Laughing over inconsequential, silly, little things at one point today, my husband and I agreed that he rarely speaks a whole paragraph. His reason, “Why should I say a paragraph when a word will do?” I replied that it might make him more approachable socially. Not skipping a beat, he merely smiled back at me. He is a man comfortable in his own skin, never personally needing the approval of others. I have always admired that quality in him. I, on the other hand, am like most who need to know that we are loved. Into my 6th decade, I am finally seeing my husband’s point of view. I am who I am.

We make our marriage work through give and take, neither of us doing all the taking or all the giving. It’s a balance that requires daily effort. It helps to think “Would I really want to start all over again, bringing a total stranger ‘up to speed’ about me and my likes and dislikes?” And more importantly, “Would someone else love me as much for the person I am, and not the person he’d like me to be?” So growing older with my husband of many years is a gift for which I am very, very grateful.

As I advance through this decade of my life I find myself happily reinvigorated. Writing has enabled me to get my creative “juices” flowing once again. I’ve always favored the left side of my brain. For most of my business career I sat behind a desk, watching a clock. I relished my “free time” when I could do cross-stitch or other handiwork, prepare a gourmet meal, decorate and then re-decorate my house. But transitioning from career to motherhood didn’t allow much time for self-fulfillment. Not that I minded for being a mom has always been my favorite job, hands down. But now that I’ve regained use of my own life, figuring out what to do with it has given me pause. There were the “fall back” options, volunteering, part-time work, full-time work, ramping up my exercise regimen, spend more time cleaning house or tending the garden. None of these possibilities caught my fancy, my creative fancy that is. So I bided my time and continued doing whatever it was I was doing, until now.

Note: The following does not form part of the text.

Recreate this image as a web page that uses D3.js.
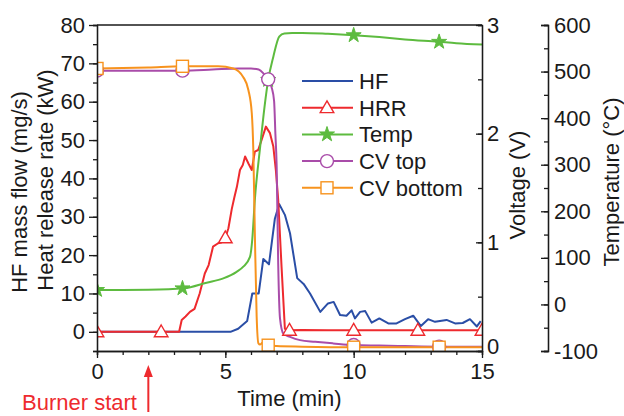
<!DOCTYPE html>
<html>
<head>
<meta charset="utf-8">
<script src="https://cdn.jsdelivr.net/npm/d3@7"></script>
<style>
  body { margin: 0; background: #fff; }
  text { font-family: "Liberation Sans", Arial, sans-serif; fill: #1a1a1a; }
</style>
</head>
<body>
<div id="chart"></div>
<script>
// HF mass flow (mg/s), left axis
const hfTime = [0, 5.2, 5.5, 5.85, 6.05, 6.3, 6.48, 6.7, 6.93, 7.1, 7.32, 7.52, 7.8, 8.05, 8.3, 8.7, 9.0, 9.22, 9.47, 9.72, 9.92, 10.05, 10.25, 10.45, 10.7, 11.0, 11.35, 11.67, 12.0, 12.32, 12.62, 12.9, 13.17, 13.62, 13.95, 14.25, 14.53, 14.8, 14.95];
const hfValue = [0, 0, 0.8, 2.8, 10, 10, 19, 17.6, 29.5, 33.3, 30.5, 25.7, 14, 12.5, 10, 5.2, 7.4, 7.8, 4.4, 4.2, 5.6, 3.5, 5.2, 5.4, 2.4, 3.5, 2.2, 2.2, 3.3, 4.2, 1.5, 3.3, 2.6, 3.1, 2.2, 2.3, 3.3, 1.4, 2.8];

// heat release rate (kW), left axis
const hrrTime = [0, 3.2, 3.3, 3.45, 3.62, 3.8, 4.0, 4.2, 4.35, 4.52, 4.72, 4.85, 5.0, 5.12, 5.25, 5.35, 5.45, 5.57, 5.68, 5.77, 5.9, 6.03, 6.15, 6.28, 6.41, 6.58, 6.74, 6.87, 6.97, 7.06, 7.19, 7.32, 7.45, 8, 9, 10, 11, 12, 13, 14, 15];
const hrrValue = [0, 0, 3.1, 4, 5.2, 6, 10, 15.2, 17.4, 22.2, 23.1, 23.3, 24.5, 27, 32, 35, 37.8, 42.2, 43.5, 45.7, 43.9, 42.2, 47, 47.4, 50, 53.5, 51.8, 48.3, 42, 34.4, 17, 0.8, 0.4, 0.5, 0.4, 0.4, 0.4, 0.4, 0.4, 0.4, 0.4];

// temperature (°C), far right axis
const tempTime = [0, 1, 2, 3.39, 4.27, 4.92, 5.44, 5.7, 5.96, 6.05, 6.15, 6.35, 6.54, 6.67, 6.87, 7.1, 7.3, 7.6, 8, 9, 10, 11, 12, 13.3, 14, 15];
const tempValue = [31, 31, 31.5, 34.7, 46.7, 56, 70, 81, 102, 140, 225, 335, 430, 482, 532, 575, 582, 583, 583, 581, 578, 574, 569, 564, 561, 558];

// CV sensors (V), right axis
const cvTopTime = [0, 2, 3.33, 4.5, 5.5, 6.0, 6.3, 6.5, 6.67, 6.8, 6.9, 6.95, 7.0, 7.06, 7.13, 7.26, 7.52, 7.91, 8.5, 9.2, 10, 11, 12, 13.33, 15];
const cvTopValue = [2.58, 2.58, 2.58, 2.59, 2.6, 2.6, 2.59, 2.55, 2.5, 2.43, 2.3, 2.0, 1.7, 0.8, 0.3, 0.16, 0.13, 0.1, 0.085, 0.07, 0.055, 0.05, 0.045, 0.04, 0.04];
const cvBotTime = [0, 2, 3.33, 4.72, 5.31, 5.7, 5.9, 6.03, 6.09, 6.15, 6.22, 6.29, 6.35, 6.45, 6.6, 7, 8, 10, 12, 15];
const cvBotValue = [2.6, 2.61, 2.62, 2.62, 2.6, 2.52, 2.4, 2.19, 1.85, 1.08, 0.32, 0.07, 0.06, 0.075, 0.055, 0.045, 0.04, 0.035, 0.035, 0.035];

// marker times
const hrrMarks = [0, 2.5, 5, 7.5, 10, 12.5, 15];
const thirdMarks = [0, 3.33, 6.67, 10, 13.33];

// ticks
const xTicks = [0, 5, 10, 15];
const leftTicks = [0, 10, 20, 30, 40, 50, 60, 70, 80];
const voltTicks = [0, 1, 2, 3];
const tempTicks = [-100, 0, 100, 200, 300, 400, 500, 600];

const width = 624, height = 416;
const plot = { left: 97, right: 482, top: 25, bottom: 351 };

const svg = d3.select('#chart').append('svg')
  .attr('width', width)
  .attr('height', height);

const x = d3.scaleLinear().domain([0, 15]).range([plot.left, plot.right]);
const yLeft = d3.scaleLinear().domain([-5, 80]).range([plot.bottom, plot.top]);
const yVolt = d3.scaleLinear().domain([0, 3]).range([plot.bottom, plot.top]);
const yTemp = d3.scaleLinear().domain([-100, 600]).range([plot.bottom, plot.top]);

svg.append('clipPath').attr('id', 'clip')
  .append('rect')
  .attr('x', plot.left).attr('y', plot.top)
  .attr('width', plot.right - plot.left).attr('height', plot.bottom - plot.top);

// linear lookup used to place markers on the curves
function valueAt(ts, vs, t) {
  const i = d3.bisectLeft(ts, t);
  if (i <= 0) return vs[0];
  if (i >= ts.length) return vs[vs.length - 1];
  const f = (t - ts[i - 1]) / (ts[i] - ts[i - 1]);
  return vs[i - 1] + f * (vs[i] - vs[i - 1]);
}

const series = [
  { name: 'HF', color: '#2a4ea6', ts: hfTime, vs: hfValue, y: yLeft, curve: d3.curveLinear, marks: [], symbol: null },
  { name: 'HRR', color: '#ee2a2e', ts: hrrTime, vs: hrrValue, y: yLeft, curve: d3.curveLinear, marks: hrrMarks, symbol: 'triangle' },
  { name: 'Temp', color: '#5dbb3f', ts: tempTime, vs: tempValue, y: yTemp, curve: d3.curveMonotoneX, marks: thirdMarks, symbol: 'star' },
  { name: 'CV top', color: '#a94ca9', ts: cvTopTime, vs: cvTopValue, y: yVolt, curve: d3.curveMonotoneX, marks: thirdMarks, symbol: 'circle' },
  { name: 'CV bottom', color: '#f7931e', ts: cvBotTime, vs: cvBotValue, y: yVolt, curve: d3.curveMonotoneX, marks: thirdMarks, symbol: 'square' }
];

function drawMarker(g, type, color) {
  if (type === 'triangle') {
    g.append('path').attr('d', d3.symbol(d3.symbolTriangle, 80)())
      .attr('transform', 'translate(0,1)')
      .attr('fill', '#fff').attr('stroke', color).attr('stroke-width', 1.4);
  } else if (type === 'star') {
    g.append('path').attr('d', d3.symbol(d3.symbolStar, 70)())
      .attr('fill', color).attr('stroke', color).attr('stroke-width', 1);
  } else if (type === 'circle') {
    g.append('circle').attr('r', 6.5)
      .attr('fill', '#fff').attr('stroke', color).attr('stroke-width', 1.4);
  } else if (type === 'square') {
    g.append('rect').attr('x', -6).attr('y', -6).attr('width', 12).attr('height', 12)
      .attr('fill', '#fff').attr('stroke', color).attr('stroke-width', 1.4);
  }
}

const plotArea = svg.append('g').attr('clip-path', 'url(#clip)');

series.forEach(s => {
  const line = d3.line()
    .x(i => x(s.ts[i]))
    .y(i => s.y(s.vs[i]))
    .curve(s.curve);
  plotArea.append('path')
    .attr('d', line(d3.range(s.ts.length)))
    .attr('fill', 'none')
    .attr('stroke', s.color)
    .attr('stroke-width', 2)
    .attr('stroke-linejoin', 'round');
});

series.forEach(s => {
  s.marks.forEach(t => {
    const g = plotArea.append('g')
      .attr('transform', `translate(${x(t)},${s.y(valueAt(s.ts, s.vs, t))})`);
    drawMarker(g, s.symbol, s.color);
  });
});

// axes
const fontSize = 22;
const plain = d => String(d);
function styleAxis(g) {
  g.selectAll('path, line').attr('stroke', '#1a1a1a').attr('stroke-width', 1.3);
  g.selectAll('text').attr('font-size', fontSize).attr('fill', '#1a1a1a')
    .style('font-family', '"Liberation Sans", Arial, sans-serif');
}

// minor ticks first
svg.append('g').attr('transform', `translate(0,${plot.bottom})`)
  .call(d3.axisBottom(x).tickValues(d3.range(0, 16, 1)).tickSize(4).tickFormat(''))
  .call(styleAxis);
svg.append('g').attr('transform', `translate(${plot.left},0)`)
  .call(d3.axisLeft(yLeft).tickValues(d3.range(-5, 81, 5)).tickSize(4).tickFormat(''))
  .call(styleAxis);
svg.append('g').attr('transform', `translate(${plot.right},0)`)
  .call(d3.axisRight(yVolt).tickValues(d3.range(0, 3.01, 0.5)).tickSize(-4).tickFormat(''))
  .call(styleAxis);

svg.append('g').attr('transform', `translate(0,${plot.bottom})`)
  .call(d3.axisBottom(x).tickValues(xTicks).tickFormat(plain).tickSizeInner(7).tickSizeOuter(0).tickPadding(5))
  .call(styleAxis);
svg.append('g').attr('transform', `translate(${plot.left},0)`)
  .call(d3.axisLeft(yLeft).tickValues(leftTicks).tickFormat(plain).tickSizeInner(8).tickSizeOuter(0).tickPadding(4))
  .call(styleAxis);
svg.append('g').attr('transform', `translate(${plot.right},0)`)
  .call(d3.axisRight(yVolt).tickValues(voltTicks).tickFormat(plain).tickSizeInner(-6).tickSizeOuter(0).tickPadding(5))
  .call(styleAxis)
  .call(g => g.selectAll('text').filter(d => d === 0).attr('dy', '0.1em'));

// top frame line
svg.append('line')
  .attr('x1', plot.left).attr('x2', plot.right)
  .attr('y1', plot.top).attr('y2', plot.top)
  .attr('stroke', '#1a1a1a').attr('stroke-width', 1.3);

// separate temperature axis
const tempX = 548;
svg.append('g').attr('transform', `translate(${tempX},0)`)
  .call(d3.axisRight(yTemp).tickValues(d3.range(-100, 601, 50)).tickSize(-4).tickFormat(''))
  .call(styleAxis);
svg.append('g').attr('transform', `translate(${tempX},0)`)
  .call(d3.axisRight(yTemp).tickValues(tempTicks).tickFormat(plain).tickSizeInner(-7).tickSizeOuter(-7).tickPadding(6))
  .call(styleAxis);

// axis titles
svg.append('text')
  .attr('x', (plot.left + plot.right) / 2).attr('y', 406)
  .attr('text-anchor', 'middle').attr('font-size', fontSize)
  .text('Time (min)');
svg.append('text')
  .attr('transform', 'translate(27,192) rotate(-90)')
  .attr('text-anchor', 'middle').attr('font-size', fontSize)
  .text('HF mass flow (mg/s)');
svg.append('text')
  .attr('transform', 'translate(53,180) rotate(-90)')
  .attr('text-anchor', 'middle').attr('font-size', fontSize)
  .text('Heat release rate (kW)');
svg.append('text')
  .attr('transform', 'translate(525,185) rotate(-90)')
  .attr('text-anchor', 'middle').attr('font-size', fontSize)
  .text('Voltage (V)');
svg.append('text')
  .attr('transform', 'translate(619,182) rotate(-90)')
  .attr('text-anchor', 'middle').attr('font-size', fontSize)
  .text('Temperature (°C)');

// legend
const legend = svg.append('g');
series.forEach((s, i) => {
  const g = legend.append('g').attr('transform', `translate(302,${81 + i * 26.7})`);
  g.append('line').attr('x1', 0).attr('x2', 51)
    .attr('stroke', s.color).attr('stroke-width', 2);
  if (s.symbol) {
    const m = g.append('g').attr('transform', 'translate(25,0)');
    drawMarker(m, s.symbol, s.color);
  }
  g.append('text').attr('x', 57).attr('dy', '0.36em')
    .attr('font-size', fontSize).text(s.name);
});

// burner start annotation
const burnerTime = 2;
const red = '#ee2a2e';
svg.append('line')
  .attr('x1', x(burnerTime)).attr('x2', x(burnerTime))
  .attr('y1', 412).attr('y2', 374)
  .attr('stroke', red).attr('stroke-width', 2);
svg.append('path')
  .attr('d', d3.line()([[x(burnerTime), 365], [x(burnerTime) - 4.5, 377], [x(burnerTime) + 4.5, 377]]) + 'Z')
  .attr('fill', red);
svg.append('text')
  .attr('x', 22).attr('y', 410)
  .attr('font-size', fontSize)
  .style('fill', red)
  .text('Burner start');
</script>
</body>
</html>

Fleshing out ideas, thoughts, opinions and feelings in my blog posts has grown new brain cells for sure. Writing has given me a youthful outlook that is couched in the experiences of a 60 year old. I’m rediscovering my past, reflecting upon my present, and pondering my future. With my mind leading the way, I’m sure my body will strive to keep pace. Writing makes me process my thoughts, then attempt to formulate them into words. It’s like going back to school, without having to go there. I’m motivated to live life large, in the moment. It may be that I’ve found my own “fountain of youth.”